Wyman was chairman of the David S. Wyman Institute for Holocaust Studies, which was founded by colleagues and named in his honor in 2003. The Institute teaches the history and lessons of America’s response to the Holocaust, through scholarly research, public events, publications and educational programs.
“David was a brilliant scholar, a gifted speaker, an exceptional teacher, and a devoted friend. But above all, he was a person of extraordinarily fine character—a true ‘mensch,’” founding director Dr. Rafael Medoff said, in a statement from the Institute.
Medoff said that Wyman “was much too humble a man to ever consider establishing an institution named after himself. And it took considerable effort to persuade him to let us put his name on the institute.”
In 1984, Wyman published his book “The Abandonment of Jews,” based on 15 years of meticulous research that drew upon private and government records, as well as contemporary media accounts. Wyman argued that, were it not for the worldwide indifference toward the plight of Jews in Europe, a substantial commitment to rescue European Jews on the part of the United States could have saved several thousand Holocaust victims. Wyman faulted religious organizations, both Jewish and non-Jewish, mainstream newspapers and movies and the anti-Semitic sentiment of the general public.

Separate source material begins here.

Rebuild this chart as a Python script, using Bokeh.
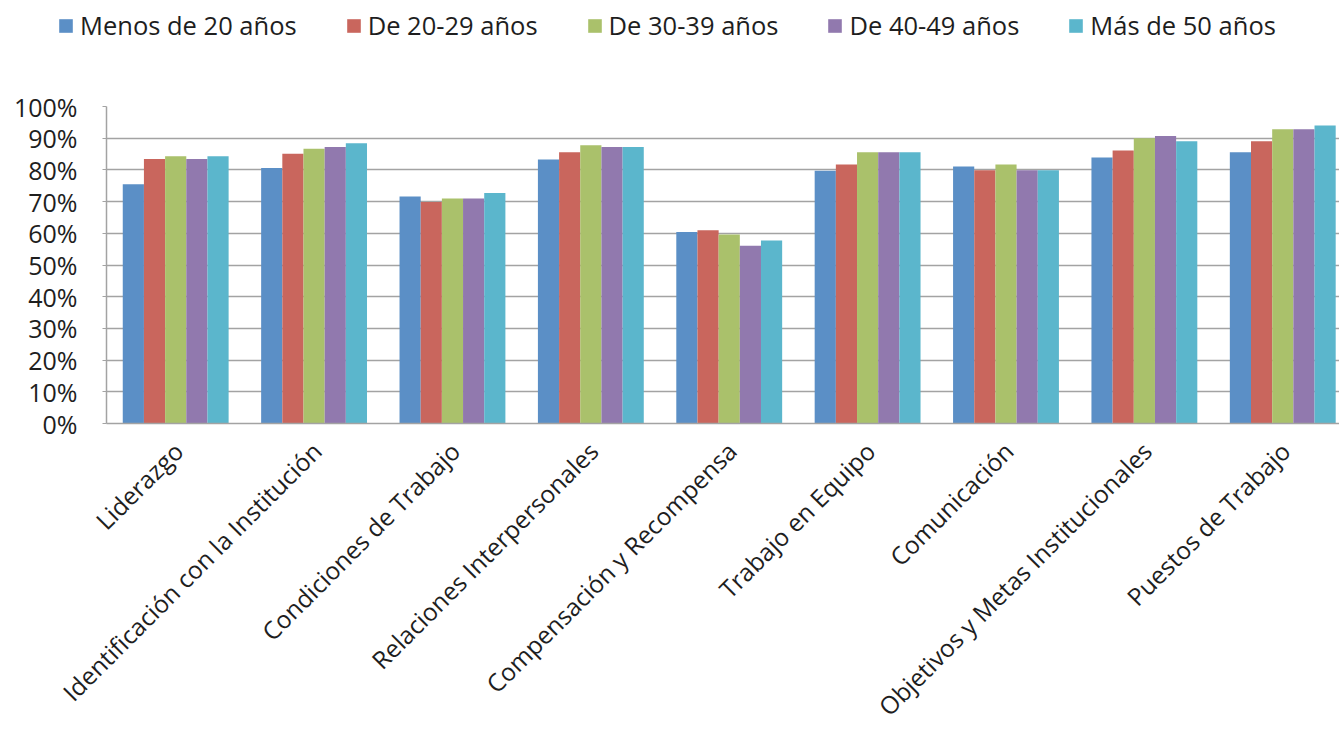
import math
from bokeh.plotting import figure
from bokeh.layouts import column
from bokeh.models import Range1d, FixedTicker, Legend, LegendItem
from bokeh.embed import file_html
from bokeh.resources import INLINE

categories = [
    "Liderazgo",
    "Identificación con la Institución",
    "Condiciones de Trabajo",
    "Relaciones Interpersonales",
    "Compensación y Recompensa",
    "Trabajo en Equipo",
    "Comunicación",
    "Objetivos y Metas Institucionales",
    "Puestos de Trabajo",
]
series_names = ["Menos de 20 años", "De 20-29 años", "De 30-39 años", "De 40-49 años", "Más de 50 años"]
menos_20 = [0.755, 0.806, 0.716, 0.833, 0.604, 0.797, 0.811, 0.839, 0.856]
de_20_29 = [0.834, 0.851, 0.699, 0.856, 0.610, 0.817, 0.799, 0.861, 0.890]
de_30_39 = [0.843, 0.867, 0.710, 0.878, 0.596, 0.856, 0.817, 0.900, 0.928]
de_40_49 = [0.834, 0.872, 0.710, 0.872, 0.561, 0.856, 0.799, 0.907, 0.928]
mas_50 = [0.843, 0.884, 0.727, 0.872, 0.577, 0.856, 0.799, 0.890, 0.940]
series_values = [menos_20, de_20_29, de_30_39, de_40_49, mas_50]
colors = ["#5B8FC6", "#C9665D", "#AAC16B", "#9179AE", "#5BB6CC"]
y_ticks = [0.0, 0.1, 0.2, 0.3, 0.4, 0.5, 0.6, 0.7, 0.8, 0.9, 1.0]
y_tick_labels = ["0%", "10%", "20%", "30%", "40%", "50%", "60%", "70%", "80%", "90%", "100%"]

FONT = "Open Sans"
TXT = "#1e1e1e"
GRID = "#A3A3A3"
LEG_H = 60
bw = 0.153

# ---- legend strip ----
pl = figure(width=1339, height=LEG_H, output_backend="svg", toolbar_location=None,
            x_range=Range1d(100, 101), y_range=Range1d(100, 101),
            min_border=0, x_axis_type=None, y_axis_type=None)
pl.frame_align = False
pl.outline_line_color = None
pl.xgrid.grid_line_color = None
pl.ygrid.grid_line_color = None
leg_items = []
for j, (name, vals, col) in enumerate(zip(series_names, series_values, colors)):
    xs = [i + 0.5 + (j - 2) * bw for i in range(len(categories))]
    r = pl.vbar(x=xs, top=vals, width=bw, fill_color=col, line_color=None, visible=False)
    leg_items.append(LegendItem(label=name, renderers=[r]))
legend = Legend(items=leg_items, orientation="horizontal", location=(57, 18),
                label_text_font=FONT, label_text_font_size="25.5px", label_text_color=TXT,
                glyph_width=17, glyph_height=17, label_standoff=6, spacing=48,
                padding=0, margin=0, border_line_color=None, background_fill_alpha=0,
                inactive_fill_alpha=0)
pl.add_layout(legend, "center")

# ---- main chart ----
p = figure(frame_width=1233, frame_height=317, output_backend="svg", toolbar_location=None,
           x_range=Range1d(0, 8.91), y_range=Range1d(0, 1.0),
           min_border_left=106, min_border_right=0, min_border_bottom=316,
           min_border_top=106 - LEG_H)
p.frame_align = False
p.outline_line_color = None

for j, (vals, col) in enumerate(zip(series_values, colors)):
    xs = [i + 0.5 + (j - 2) * bw for i in range(len(categories))]
    p.vbar(x=xs, top=vals, width=bw, bottom=0, fill_color=col, line_color=None)

# y axis
p.yaxis.ticker = FixedTicker(ticks=y_ticks)
p.yaxis.major_label_overrides = {t: l for t, l in zip(y_ticks, y_tick_labels)}
p.yaxis.major_label_text_font = FONT
p.yaxis.major_label_text_font_size = "25px"
p.yaxis.major_label_text_color = TXT
p.yaxis.axis_line_color = GRID
p.yaxis.axis_line_width = 1.5
p.yaxis.major_tick_line_color = GRID
p.yaxis.major_tick_out = 4
p.yaxis.major_tick_in = 0
p.yaxis.minor_tick_line_color = None
p.yaxis.major_label_standoff = 25

# x axis
shift = 0.02
x_ticks = [i + 0.5 + shift for i in range(len(categories))]
p.xaxis.ticker = FixedTicker(ticks=x_ticks)
p.xaxis.major_label_overrides = {t: c for t, c in zip(x_ticks, categories)}
p.xaxis.major_label_orientation = math.pi / 4
p.xaxis.major_label_text_font = FONT
p.xaxis.major_label_text_font_size = "24.5px"
p.xaxis.major_label_text_color = TXT
p.xaxis.axis_line_color = GRID
p.xaxis.axis_line_width = 1.5
p.xaxis.major_tick_line_color = None
p.xaxis.minor_tick_line_color = None
p.xaxis.major_tick_out = 0
p.xaxis.major_label_standoff = 23

p.xgrid.grid_line_color = None
p.ygrid.ticker = FixedTicker(ticks=y_ticks)
p.ygrid.grid_line_color = GRID
p.ygrid.grid_line_width = 1.5

layout = column(pl, p, spacing=0)
open("out.html", "w").write(file_html(layout, INLINE))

Widely considered to be the definitive book on the subject, “The Abandonment of the Jews” won the National Jewish Book Award, the Anisfield-Wolf Award, the Present Tense Literary Award, the Stuart Bernath Prize from the Society for Historians of American Foreign Relations and the Theodore Saloutos Award of the Immigration History Society. It was also nominated for the National Book Critics Circle Award.
Leonard Dinnerstein, a professor of history at the University of Arizona, concluded, “We will not see a better book on this subject in our lifetime.”
Elie Wiesel, the Nobel laureate and Holocaust survivor, praised Wyman for his “courageous, lucid, painful book.”
Wyman was deeply proud that his book not only educated Americans about their country’s response to the Holocaust, but also helped ensure that another persecuted Jewish community would not be abandoned. “The Abandonment of the Jews” was credited with helping to inspire the American rescue of hundreds of Ethiopian Jews stranded in Sudan in 1985, according to Wolff Blitzer, as quoted in the statement released by the Institute.
John R. Miller, a congressman and later an ambassador for combating human trafficking, told a Wyman Institute conference that he had given copies of the book to then-Vice President George H.W. Bush and his top aides. According to Miller, Bush called the book a major factor in the U.S. decision to airlift the Jews and eventually bring them to Israel.
Vice President Bush subsequently sent Prof. Wyman a handwritten note of thanks for inspiring the rescue mission, which is proudly displayed in the Wyman family home in Massachusetts.
Wyman was awarded honorary doctorates by Yeshiva University and Hebrew Union College-Jewish Institute of religion. He served as a special advisor to the U.S. Holocaust Memorial Council and was a member of the International Academic Advisory Board of the Simon Wiesenthal Center.
He was predeceased by his wife Mildred “Midge” Wyman and is survived by his children, Jim and Teresa.